Can I use my existing resume? Yes. Upload the PDF you already have; no retyping into a builder.
Will the AI invent experience I do not have? No. It rephrases and re-emphasises what is genuinely on your resume. It will not fabricate employers, projects or skills — getting caught in the interview is worse than not getting one.
Putting It All Together
Teal and TailorCV are not really competing for the same job, which is why "which is better" has no clean answer.
If your problem is "I have applied to forty things and I have lost track" — that is Teal. The tracker is excellent, the free plan is the best around, and you may never need to pay. Go use it; we mean that.
If your problem is "I have applied to forty things and heard nothing" — a tidier list of the forty rejections does not change the forty-first outcome. What changes it is the resume you send. That is the thing we built.

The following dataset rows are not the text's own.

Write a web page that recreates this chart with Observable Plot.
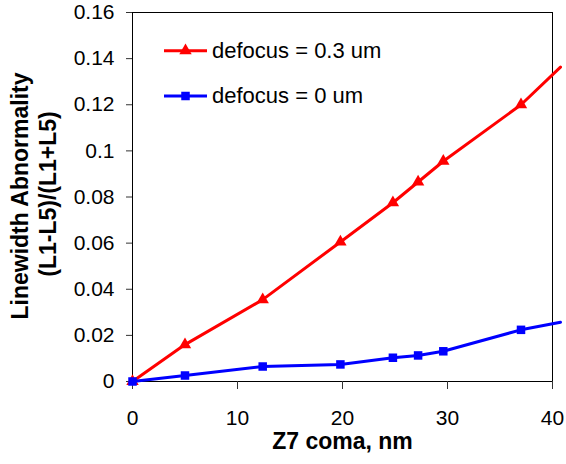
<!DOCTYPE html>
<html>
<head>
<meta charset="utf-8">
<script src="https://cdn.jsdelivr.net/npm/d3@7"></script>
<script src="https://cdn.jsdelivr.net/npm/@observablehq/plot@0.6"></script>
<style>
  html, body { margin: 0; padding: 0; background: #fff; }
  #wrap { position: relative; width: 566px; height: 464px; font-family: "Liberation Sans", Arial, sans-serif; }
  #legend { position: absolute; left: 0; top: 0; pointer-events: none; }
</style>
</head>
<body>
<div id="wrap"></div>
<script>
// Z7 coma (nm); the last value is where the lines leave the picture
const coma = [0, 5, 12.4, 19.8, 24.8, 27.2, 29.6, 37, 40.76];
// Linewidth abnormality, defocus = 0.3 um
const defocus03 = [0, 0.016, 0.0355, 0.0605, 0.0775, 0.0865, 0.0955, 0.12, 0.1363];
// Linewidth abnormality, defocus = 0 um
const defocus0 = [0, 0.0026, 0.0065, 0.0074, 0.0103, 0.0113, 0.0131, 0.0224, 0.0257];

const seriesNames = ["defocus = 0.3 um", "defocus = 0 um"];
const seriesColors = ["#ff0000", "#0000ff"];
const seriesSymbols = ["triangle", "square"];
const xTicks = [0, 10, 20, 30, 40];
const yTicks = [0, 0.02, 0.04, 0.06, 0.08, 0.1, 0.12, 0.14, 0.16];
const xTitle = "Z7 coma, nm";
const yTitle1 = "Linewidth Abnormality";
const yTitle2 = "(L1-L5)/(L1+L5)";

const red = coma.map((x, i) => ({x, y: defocus03[i]}));
const blue = coma.map((x, i) => ({x, y: defocus0[i]}));
const inFrame = d => d.x <= 40;

const font = "Liberation Sans, Arial, sans-serif";

const chart = Plot.plot({
  width: 566,
  height: 464,
  marginLeft: 132,
  marginRight: 14,
  marginTop: 12,
  marginBottom: 83,
  style: {fontFamily: font, background: "#fff", overflow: "hidden"},
  x: {domain: [0, 40]},
  y: {domain: [0, 0.16]},
  marks: [
    Plot.frame({stroke: "#000", strokeWidth: 1}),
    Plot.axisX({ticks: xTicks, tickSize: 8, tickPadding: 21, fontSize: 21, stroke: "#333", fill: "#000", label: null, tickFormat: d => String(d)}),
    Plot.axisY({ticks: yTicks, tickSize: 6, tickPadding: 12, fontSize: 21, stroke: "#333", fill: "#000", label: null, tickFormat: d => String(+d.toFixed(2))}),
    Plot.line(red, {x: "x", y: "y", stroke: seriesColors[0], strokeWidth: 3}),
    Plot.dot(red, {x: "x", y: "y", filter: inFrame, symbol: seriesSymbols[0], r: 4.6, fill: seriesColors[0], stroke: "none"}),
    Plot.line(blue, {x: "x", y: "y", stroke: seriesColors[1], strokeWidth: 3}),
    Plot.dot(blue, {x: "x", y: "y", filter: inFrame, symbol: seriesSymbols[1], r: 4.8, fill: seriesColors[1], stroke: "none"}),
    Plot.text([xTitle], {frameAnchor: "bottom", textAnchor: "middle", dy: 67, fontSize: 23, fontWeight: "bold", fill: "#000"}),
    Plot.text([yTitle1], {frameAnchor: "left", textAnchor: "middle", rotate: -90, dx: -112, dy: -1, fontSize: 23, fontWeight: "bold", fill: "#000"}),
    Plot.text([yTitle2], {frameAnchor: "left", textAnchor: "middle", rotate: -90, dx: -84, dy: -3, fontSize: 23, fontWeight: "bold", fill: "#000"})
  ]
});

const wrap = document.getElementById("wrap");
wrap.appendChild(chart);

// Legend overlay (inside plot area, top-left)
const legend = d3.select(wrap).append("svg")
  .attr("id", "legend")
  .attr("width", 566).attr("height", 130)
  .style("font-family", font);
const rows = [50.7, 96];
seriesNames.forEach((name, i) => {
  const g = legend.append("g").attr("transform", `translate(0,${rows[i]})`);
  g.append("line").attr("x1", 164).attr("x2", 207).attr("y1", 0).attr("y2", 0)
    .attr("stroke", seriesColors[i]).attr("stroke-width", 3);
  const sym = i === 0 ? d3.symbolTriangle : d3.symbolSquare;
  const size = i === 0 ? Math.PI * 4.6 * 4.6 : Math.PI * 4.8 * 4.8;
  g.append("path").attr("transform", "translate(185.5,0)")
    .attr("d", d3.symbol(sym, size)()).attr("fill", seriesColors[i]);
  g.append("text").attr("x", 212).attr("y", 0).attr("dy", "0.32em")
    .attr("font-size", 22).attr("fill", "#000").text(name);
});
</script>
</body>
</html>
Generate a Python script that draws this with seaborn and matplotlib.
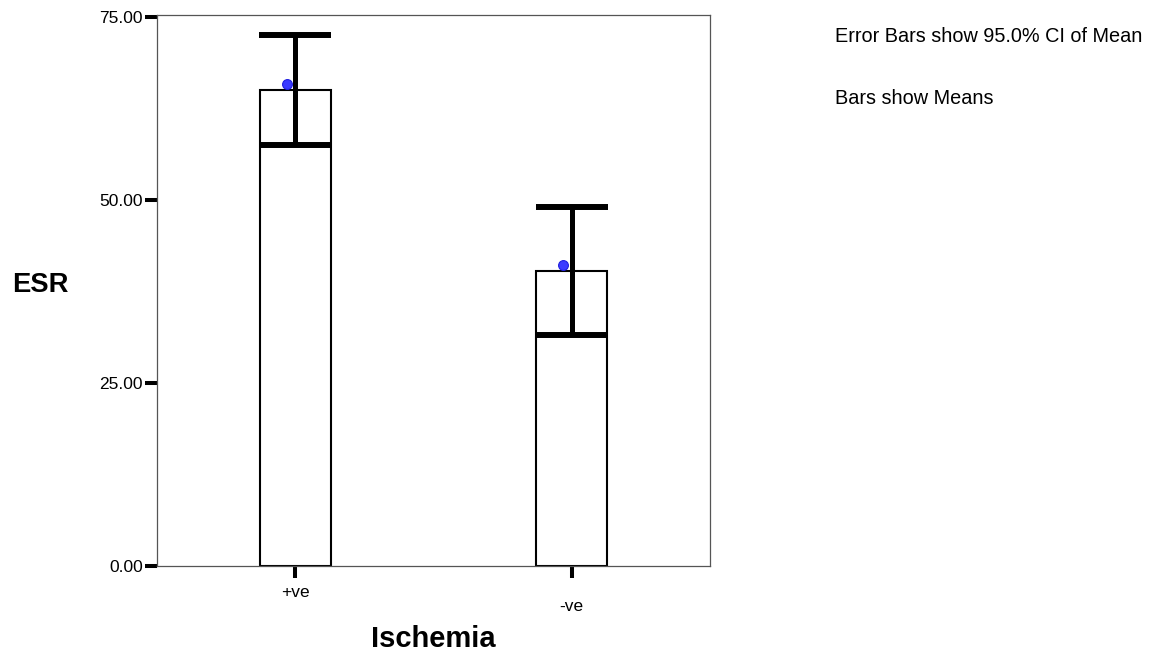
import matplotlib
matplotlib.use("Agg")
import matplotlib.pyplot as plt
import seaborn as sns
import numpy as np

# Data
categories = ["+ve", "-ve"]
means = [65.0, 40.3]
ci_low = [57.5, 31.5]
ci_high = [72.5, 49.1]
marker_vals = [65.8, 41.1]
y_ticks = [0, 25, 50, 75]

sns.set_theme(style="white")
plt.rcParams["font.family"] = ["Liberation Sans", "DejaVu Sans"]
plt.rcParams["text.color"] = "black"
plt.rcParams["axes.labelcolor"] = "black"
plt.rcParams["xtick.color"] = "black"
plt.rcParams["ytick.color"] = "black"

fig = plt.figure(figsize=(11.49, 6.52), dpi=100)
ax = fig.add_axes([157/1149, 1-566/652, 553/1149, 551/652])

sns.barplot(x=categories, y=means, color="white", edgecolor="black",
            linewidth=1.5, width=0.257, errorbar=None, ax=ax, zorder=2)
for p in ax.patches:
    p.set_facecolor("white")

xpos = np.arange(len(categories))
m = np.array(means)
yerr = [m - np.array(ci_low), np.array(ci_high) - m]
ax.errorbar(xpos, means, yerr=yerr, fmt="none", ecolor="black",
            elinewidth=3.6, capsize=25.6, capthick=4.3, zorder=3)
ax.scatter(xpos - 0.03, marker_vals, s=50, marker="o", facecolor="#3b3bff",
           edgecolor="#2020e0", linewidth=0.8, zorder=4)

ax.set_xlim(-0.5, 1.5)
ax.set_ylim(0, 75.27)
ax.set_yticks(y_ticks)
ax.set_yticklabels([f"{v:.2f}" for v in y_ticks], fontsize=12.5)
ax.set_xticks(xpos)
ax.set_xticklabels([categories[0], "\n" + categories[1]], fontsize=12.5, linespacing=0.95)
ax.tick_params(axis="both", direction="out", length=8.6, width=2.9, color="black",
               labelcolor="black", bottom=True, left=True)
ax.tick_params(axis="y", pad=1.5)
ax.tick_params(axis="x", pad=5)

for s in ax.spines.values():
    s.set_visible(True)
    s.set_linewidth(0.9)
    s.set_color("#555555")

ax.set_ylabel("ESR", rotation=0, fontsize=19.7, fontweight="bold", ha="center", va="center")
ax.yaxis.set_label_coords((40-157)/553, (566-285)/551)
ax.set_xlabel("Ischemia", fontsize=21, fontweight="bold", va="center")
ax.xaxis.set_label_coords(0.5, (566-639)/551)

fig.text(835/1149, 1-37/652, "Error Bars show 95.0% CI of Mean", fontsize=14.3,
         ha="left", va="center")
fig.text(835/1149, 1-99/652, "Bars show Means", fontsize=14.3, ha="left", va="center")

fig.savefig("out.png", dpi=100, facecolor="white")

And the two are not mutually exclusive: Teal free for the board, TailorCV free for the score. Zero rupees, both halves covered.
The way to find out which problem you have takes ten minutes and costs nothing. Run a free ATS score against a job you genuinely want. If it comes back at 85%, your resume is fine and organisation really is your bottleneck — Teal is your answer. If it comes back at 58%, you have just found where your search has been dying, and no tracker in the world was ever going to fix it.
Sources: Teal pricing and free plan features verified July 2026 from Teal's pricing page and independent 2026 reviews including Teal HQ Review. Teal+ figures vary slightly by source and billing period. TailorCV pricing from our own pricing page. Prices change — check current pages before subscribing.